Kindness, both knowing and unknowing

ceramic-cup

Sometimes kindness is a cup of tea, shared between friends. Sometimes kindness is the vessel that holds the tea.

Things have been a little less than peachy around here of late. A few weeks ago I was unwell – for three weeks – during which time I also suffered a rather devastating loss of a loved-one. Mr B was overseas for work so I had to deal with the combination of grief, pain and illness while caring for the children on my own, and keeping up appearances – whatever that means – for the sake of the little ones.

It wasn’t easy and I’m not going to lie: more than once I locked myself in the bathroom to cry in private, then rinsed my red eyes and emerged, beaming like a mild maniac, “Who wants to play with play dough?”

I’m not the kind of person who finds it easy to open up or reach out when times are tough and so, as a result, I carried the first week of sickness and sadness entirely alone, before eventually the lump in my throat began to relax and allow me to share.

During that lonely week, completely unaware of anything that was going on, Tommy knocked on my door, bearing the gift of this lovely ceramic cup, made with his own hands.

I first met Tommy in the sandpit of Scout’s childcare centre, where he used to teach the children. He transferred to a different childcare centre not long after that, but we used to bump into him all the time: at a school fete, at the local deli, in the park. And then one day Tommy reached out to me via this blog, and I sent him some mail art (it was this envelope).
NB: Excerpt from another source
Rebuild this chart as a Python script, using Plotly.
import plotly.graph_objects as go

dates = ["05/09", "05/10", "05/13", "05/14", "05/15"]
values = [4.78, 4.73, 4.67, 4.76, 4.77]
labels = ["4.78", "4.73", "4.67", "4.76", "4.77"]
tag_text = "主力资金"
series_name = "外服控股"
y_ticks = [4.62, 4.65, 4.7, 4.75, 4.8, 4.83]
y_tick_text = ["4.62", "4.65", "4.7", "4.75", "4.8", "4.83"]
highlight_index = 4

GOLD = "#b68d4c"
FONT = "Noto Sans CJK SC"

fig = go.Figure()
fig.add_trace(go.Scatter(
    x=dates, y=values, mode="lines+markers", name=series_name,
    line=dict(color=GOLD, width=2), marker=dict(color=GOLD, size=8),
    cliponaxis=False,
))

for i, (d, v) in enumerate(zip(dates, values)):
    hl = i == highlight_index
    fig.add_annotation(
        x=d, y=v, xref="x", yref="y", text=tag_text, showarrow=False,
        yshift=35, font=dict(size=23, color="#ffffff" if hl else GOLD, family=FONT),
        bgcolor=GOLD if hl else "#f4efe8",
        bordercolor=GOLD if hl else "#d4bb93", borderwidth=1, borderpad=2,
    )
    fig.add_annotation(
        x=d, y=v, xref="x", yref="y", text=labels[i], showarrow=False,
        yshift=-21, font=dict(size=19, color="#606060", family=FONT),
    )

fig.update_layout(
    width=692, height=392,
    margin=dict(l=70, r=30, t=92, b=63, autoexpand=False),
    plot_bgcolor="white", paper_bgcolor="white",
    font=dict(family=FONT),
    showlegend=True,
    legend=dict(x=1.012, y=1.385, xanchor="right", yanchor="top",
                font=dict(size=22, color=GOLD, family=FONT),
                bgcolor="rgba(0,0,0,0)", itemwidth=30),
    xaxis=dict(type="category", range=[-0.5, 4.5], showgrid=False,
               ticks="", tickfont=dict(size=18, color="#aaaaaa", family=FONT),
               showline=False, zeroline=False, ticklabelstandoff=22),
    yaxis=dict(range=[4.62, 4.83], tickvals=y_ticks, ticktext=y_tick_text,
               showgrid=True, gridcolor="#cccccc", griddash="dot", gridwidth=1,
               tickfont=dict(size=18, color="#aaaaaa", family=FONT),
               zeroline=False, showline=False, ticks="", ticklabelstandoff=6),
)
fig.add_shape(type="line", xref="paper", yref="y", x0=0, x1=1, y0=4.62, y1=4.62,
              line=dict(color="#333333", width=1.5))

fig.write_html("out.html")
Recently he switched directions in career, and is now pursuing ceramics full time. When he knocked on my door that day, handmade cup in hand, it was Tommy’s way of saying “thank you” for the mail art I had sent him way back then.

He could not have known how horrible a week I was having, or just how much his gift could have cheered me in that moment. It wasn’t a small gesture, either. Often I talk about how precious snail-mail is to people because it’s hand-written, tangible, and permanent: I put it to you that there is not much more hand-made or tangible than ceramics.

Thank you, Tommy. I think what you created is beautiful but, more than that, every time I drink my tea from this cup I will be reminded of your kindness, both knowing and unknowing, at a time when I really needed it.

11 comments

  • Ally

    Beautiful story Naomi
    I love the cup (and your snail mail)
    I think it’s the unknowing kindnesses that slay me most ….
    xx

  • Petrina

    I was sorry to read of the sadness and loss and hope
    things are better today.
    – “All that matters is what we do for each other.”
    Lewis Carroll

  • Jen B

    I’m sorry to hear that you have had a rough month. I hope that things are a little better now and that you are feeling healthy.
    I love Tommy’s cup (and some of the ceramics on the link you shared! I had a similar unexpected, moment this week. In the beginning of a chorus rehearsal with 50 girls, this little 5th grader walked in with a rolled up paper and told me “someone told me to give this to you.” I figured it was someone telling me they needed someone or something (it was sad that I just assumed the worst.). When I opened it, it was a beautiful pencil drawing of a dancer. It was drawn by a girl who sang for me who is now at the high school. On the back, she wrote me a really sweet note (and asked me to write her back. I’m converting that entire class to snail mail!). It totally made my day. I’m glad you had a bright moment in your bad week.

  • Kathy

    Naomi, the sharing of your heart is a great gift to all of us and is especially courageous in such a poignant and painful moment. Please know that you have touched many, many people who lift you up from miles and continents away.

  • Sarah Cox

    Oh Naomi, what a beautiful story filled with sadness, but kindness as well. It is such a good lesson to us all to remember that we do not know the battles those around us are fighting and that a simple act of kindness can make all the difference as well. I am so sorry for your loss Naomi, and I do hope you are on the mend physically. Thank you for sharing your story. Much love xx

  • Christie

    Losing a loved one is so awful, let alone having to deal with that loss by yourself while keeping up a façade… I can’t imagine what you’re going through. I’m glad that despite that tough time, there was someone who (without knowing) let a little bit of kindness into your life.